◆ Your goal
Word for word, copy all the data and drop the pictures.

◆ Material
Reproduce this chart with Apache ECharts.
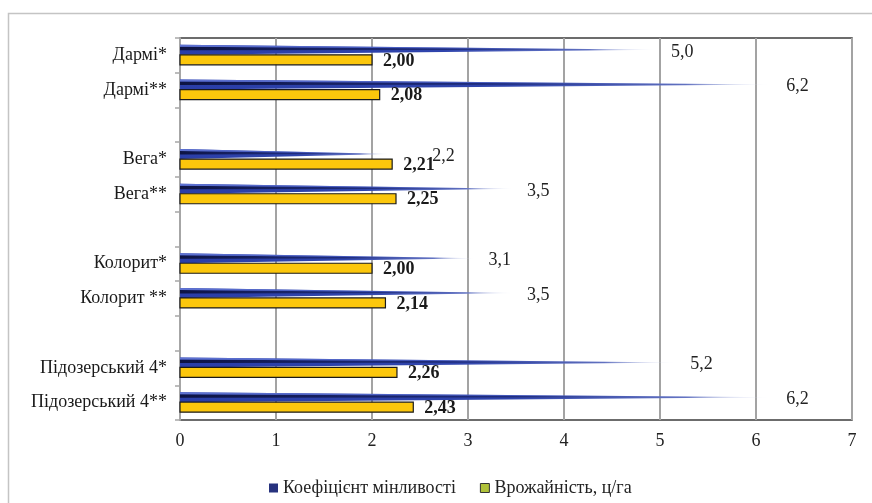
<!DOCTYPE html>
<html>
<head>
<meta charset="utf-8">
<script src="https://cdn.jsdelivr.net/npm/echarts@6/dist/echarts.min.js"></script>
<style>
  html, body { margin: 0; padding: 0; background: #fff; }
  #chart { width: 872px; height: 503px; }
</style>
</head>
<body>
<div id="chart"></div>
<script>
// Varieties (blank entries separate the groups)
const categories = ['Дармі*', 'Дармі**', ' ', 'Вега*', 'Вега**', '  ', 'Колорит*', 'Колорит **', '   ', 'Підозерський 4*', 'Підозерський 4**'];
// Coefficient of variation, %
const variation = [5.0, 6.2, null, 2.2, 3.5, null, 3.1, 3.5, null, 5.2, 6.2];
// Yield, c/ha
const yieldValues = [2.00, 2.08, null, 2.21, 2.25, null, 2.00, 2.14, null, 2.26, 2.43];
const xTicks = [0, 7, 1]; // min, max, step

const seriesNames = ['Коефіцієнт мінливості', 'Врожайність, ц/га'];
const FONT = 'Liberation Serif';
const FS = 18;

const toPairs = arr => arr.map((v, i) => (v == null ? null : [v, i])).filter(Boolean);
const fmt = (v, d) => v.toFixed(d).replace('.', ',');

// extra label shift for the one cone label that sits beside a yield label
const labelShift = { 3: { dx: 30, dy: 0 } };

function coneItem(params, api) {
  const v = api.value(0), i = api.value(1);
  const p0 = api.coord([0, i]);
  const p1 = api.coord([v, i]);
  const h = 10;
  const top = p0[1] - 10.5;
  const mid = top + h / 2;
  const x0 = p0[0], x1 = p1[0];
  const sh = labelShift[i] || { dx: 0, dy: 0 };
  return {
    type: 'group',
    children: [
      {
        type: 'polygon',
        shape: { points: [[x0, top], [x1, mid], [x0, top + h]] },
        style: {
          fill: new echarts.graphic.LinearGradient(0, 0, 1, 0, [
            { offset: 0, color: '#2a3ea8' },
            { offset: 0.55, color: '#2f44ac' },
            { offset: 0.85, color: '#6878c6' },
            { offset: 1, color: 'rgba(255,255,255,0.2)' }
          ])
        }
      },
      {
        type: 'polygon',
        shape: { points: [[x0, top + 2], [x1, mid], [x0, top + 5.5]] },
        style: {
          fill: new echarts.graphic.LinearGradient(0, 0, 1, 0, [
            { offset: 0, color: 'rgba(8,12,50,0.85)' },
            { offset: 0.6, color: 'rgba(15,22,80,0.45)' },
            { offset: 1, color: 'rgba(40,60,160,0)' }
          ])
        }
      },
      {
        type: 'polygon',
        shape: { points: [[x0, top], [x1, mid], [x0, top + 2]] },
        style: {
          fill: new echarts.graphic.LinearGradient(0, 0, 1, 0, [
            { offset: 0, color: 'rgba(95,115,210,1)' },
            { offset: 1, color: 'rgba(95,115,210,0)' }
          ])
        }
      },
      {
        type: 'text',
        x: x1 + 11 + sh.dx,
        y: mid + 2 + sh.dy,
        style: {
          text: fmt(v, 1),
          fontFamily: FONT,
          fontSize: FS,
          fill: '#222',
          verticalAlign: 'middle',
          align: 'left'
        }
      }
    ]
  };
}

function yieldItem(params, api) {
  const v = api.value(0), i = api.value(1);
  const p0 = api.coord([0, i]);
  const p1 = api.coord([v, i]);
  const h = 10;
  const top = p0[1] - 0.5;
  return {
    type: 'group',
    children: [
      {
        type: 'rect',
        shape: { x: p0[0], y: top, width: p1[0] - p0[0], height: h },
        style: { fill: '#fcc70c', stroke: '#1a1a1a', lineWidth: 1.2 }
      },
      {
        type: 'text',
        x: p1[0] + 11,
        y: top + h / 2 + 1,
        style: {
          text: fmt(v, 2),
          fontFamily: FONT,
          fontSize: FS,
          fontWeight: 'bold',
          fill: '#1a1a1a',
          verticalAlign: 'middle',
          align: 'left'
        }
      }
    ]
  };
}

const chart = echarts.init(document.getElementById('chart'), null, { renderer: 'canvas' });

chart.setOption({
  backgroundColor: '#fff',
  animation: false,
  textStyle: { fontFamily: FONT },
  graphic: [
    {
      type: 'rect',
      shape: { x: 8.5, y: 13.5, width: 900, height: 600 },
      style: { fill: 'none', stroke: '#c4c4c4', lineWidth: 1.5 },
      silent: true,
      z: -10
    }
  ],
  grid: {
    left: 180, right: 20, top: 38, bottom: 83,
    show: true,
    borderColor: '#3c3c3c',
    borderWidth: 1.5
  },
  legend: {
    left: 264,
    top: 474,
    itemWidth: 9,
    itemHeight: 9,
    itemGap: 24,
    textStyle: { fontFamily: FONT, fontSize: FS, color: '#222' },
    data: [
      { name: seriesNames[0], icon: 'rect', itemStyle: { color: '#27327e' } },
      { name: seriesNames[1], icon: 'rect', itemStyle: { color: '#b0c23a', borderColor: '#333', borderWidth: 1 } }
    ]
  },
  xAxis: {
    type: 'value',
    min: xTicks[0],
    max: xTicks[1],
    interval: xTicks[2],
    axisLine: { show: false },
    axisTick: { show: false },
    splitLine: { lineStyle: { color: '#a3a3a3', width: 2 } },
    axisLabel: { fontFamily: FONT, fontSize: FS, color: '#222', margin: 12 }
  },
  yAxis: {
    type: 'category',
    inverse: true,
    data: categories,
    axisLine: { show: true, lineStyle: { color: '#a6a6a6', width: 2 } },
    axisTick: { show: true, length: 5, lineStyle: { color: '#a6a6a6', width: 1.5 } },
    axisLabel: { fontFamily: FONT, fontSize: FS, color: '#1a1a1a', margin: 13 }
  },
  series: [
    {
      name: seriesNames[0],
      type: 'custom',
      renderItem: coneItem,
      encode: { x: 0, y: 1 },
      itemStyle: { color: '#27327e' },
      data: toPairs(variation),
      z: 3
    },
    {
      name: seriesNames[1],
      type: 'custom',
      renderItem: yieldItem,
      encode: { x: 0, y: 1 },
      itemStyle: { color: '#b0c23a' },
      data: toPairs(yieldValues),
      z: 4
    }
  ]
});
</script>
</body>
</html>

◆ Expected output
Reproduce this chart with Apache ECharts.
<!DOCTYPE html>
<html>
<head>
<meta charset="utf-8">
<script src="https://cdn.jsdelivr.net/npm/echarts@6/dist/echarts.min.js"></script>
<style>
  html, body { margin: 0; padding: 0; background: #fff; }
  #chart { width: 872px; height: 503px; }
</style>
</head>
<body>
<div id="chart"></div>
<script>
// Varieties (blank entries separate the groups)
const categories = ['Дармі*', 'Дармі**', ' ', 'Вега*', 'Вега**', '  ', 'Колорит*', 'Колорит **', '   ', 'Підозерський 4*', 'Підозерський 4**'];
// Coefficient of variation, %
const variation = [5.0, 6.2, null, 2.2, 3.5, null, 3.1, 3.5, null, 5.2, 6.2];
// Yield, c/ha
const yieldValues = [2.00, 2.08, null, 2.21, 2.25, null, 2.00, 2.14, null, 2.26, 2.43];
const xTicks = [0, 7, 1]; // min, max, step

const seriesNames = ['Коефіцієнт мінливості', 'Врожайність, ц/га'];
const FONT = 'Liberation Serif';
const FS = 18;

const toPairs = arr => arr.map((v, i) => (v == null ? null : [v, i])).filter(Boolean);
const fmt = (v, d) => v.toFixed(d).replace('.', ',');

// extra label shift for the one cone label that sits beside a yield label
const labelShift = { 3: { dx: 30, dy: 0 } };

function coneItem(params, api) {
  const v = api.value(0), i = api.value(1);
  const p0 = api.coord([0, i]);
  const p1 = api.coord([v, i]);
  const h = 10;
  const top = p0[1] - 10.5;
  const mid = top + h / 2;
  const x0 = p0[0], x1 = p1[0];
  const sh = labelShift[i] || { dx: 0, dy: 0 };
  return {
    type: 'group',
    children: [
      {
        type: 'polygon',
        shape: { points: [[x0, top], [x1, mid], [x0, top + h]] },
        style: {
          fill: new echarts.graphic.LinearGradient(0, 0, 1, 0, [
            { offset: 0, color: '#2a3ea8' },
            { offset: 0.55, color: '#2f44ac' },
            { offset: 0.85, color: '#6878c6' },
            { offset: 1, color: 'rgba(255,255,255,0.2)' }
          ])
        }
      },
      {
        type: 'polygon',
        shape: { points: [[x0, top + 2], [x1, mid], [x0, top + 5.5]] },
        style: {
          fill: new echarts.graphic.LinearGradient(0, 0, 1, 0, [
            { offset: 0, color: 'rgba(8,12,50,0.85)' },
            { offset: 0.6, color: 'rgba(15,22,80,0.45)' },
            { offset: 1, color: 'rgba(40,60,160,0)' }
          ])
        }
      },
      {
        type: 'polygon',
        shape: { points: [[x0, top], [x1, mid], [x0, top + 2]] },
        style: {
          fill: new echarts.graphic.LinearGradient(0, 0, 1, 0, [
            { offset: 0, color: 'rgba(95,115,210,1)' },
            { offset: 1, color: 'rgba(95,115,210,0)' }
          ])
        }
      },
      {
        type: 'text',
        x: x1 + 11 + sh.dx,
        y: mid + 2 + sh.dy,
        style: {
          text: fmt(v, 1),
          fontFamily: FONT,
          fontSize: FS,
          fill: '#222',
          verticalAlign: 'middle',
          align: 'left'
        }
      }
    ]
  };
}

function yieldItem(params, api) {
  const v = api.value(0), i = api.value(1);
  const p0 = api.coord([0, i]);
  const p1 = api.coord([v, i]);
  const h = 10;
  const top = p0[1] - 0.5;
  return {
    type: 'group',
    children: [
      {
        type: 'rect',
        shape: { x: p0[0], y: top, width: p1[0] - p0[0], height: h },
        style: { fill: '#fcc70c', stroke: '#1a1a1a', lineWidth: 1.2 }
      },
      {
        type: 'text',
        x: p1[0] + 11,
        y: top + h / 2 + 1,
        style: {
          text: fmt(v, 2),
          fontFamily: FONT,
          fontSize: FS,
          fontWeight: 'bold',
          fill: '#1a1a1a',
          verticalAlign: 'middle',
          align: 'left'
        }
      }
    ]
  };
}

const chart = echarts.init(document.getElementById('chart'), null, { renderer: 'canvas' });

chart.setOption({
  backgroundColor: '#fff',
  animation: false,
  textStyle: { fontFamily: FONT },
  graphic: [
    {
      type: 'rect',
      shape: { x: 8.5, y: 13.5, width: 900, height: 600 },
      style: { fill: 'none', stroke: '#c4c4c4', lineWidth: 1.5 },
      silent: true,
      z: -10
    }
  ],
  grid: {
    left: 180, right: 20, top: 38, bottom: 83,
    show: true,
    borderColor: '#3c3c3c',
    borderWidth: 1.5
  },
  legend: {
    left: 264,
    top: 474,
    itemWidth: 9,
    itemHeight: 9,
    itemGap: 24,
    textStyle: { fontFamily: FONT, fontSize: FS, color: '#222' },
    data: [
      { name: seriesNames[0], icon: 'rect', itemStyle: { color: '#27327e' } },
      { name: seriesNames[1], icon: 'rect', itemStyle: { color: '#b0c23a', borderColor: '#333', borderWidth: 1 } }
    ]
  },
  xAxis: {
    type: 'value',
    min: xTicks[0],
    max: xTicks[1],
    interval: xTicks[2],
    axisLine: { show: false },
    axisTick: { show: false },
    splitLine: { lineStyle: { color: '#a3a3a3', width: 2 } },
    axisLabel: { fontFamily: FONT, fontSize: FS, color: '#222', margin: 12 }
  },
  yAxis: {
    type: 'category',
    inverse: true,
    data: categories,
    axisLine: { show: true, lineStyle: { color: '#a6a6a6', width: 2 } },
    axisTick: { show: true, length: 5, lineStyle: { color: '#a6a6a6', width: 1.5 } },
    axisLabel: { fontFamily: FONT, fontSize: FS, color: '#1a1a1a', margin: 13 }
  },
  series: [
    {
      name: seriesNames[0],
      type: 'custom',
      renderItem: coneItem,
      encode: { x: 0, y: 1 },
      itemStyle: { color: '#27327e' },
      data: toPairs(variation),
      z: 3
    },
    {
      name: seriesNames[1],
      type: 'custom',
      renderItem: yieldItem,
      encode: { x: 0, y: 1 },
      itemStyle: { color: '#b0c23a' },
      data: toPairs(yieldValues),
      z: 4
    }
  ]
});
</script>
</body>
</html>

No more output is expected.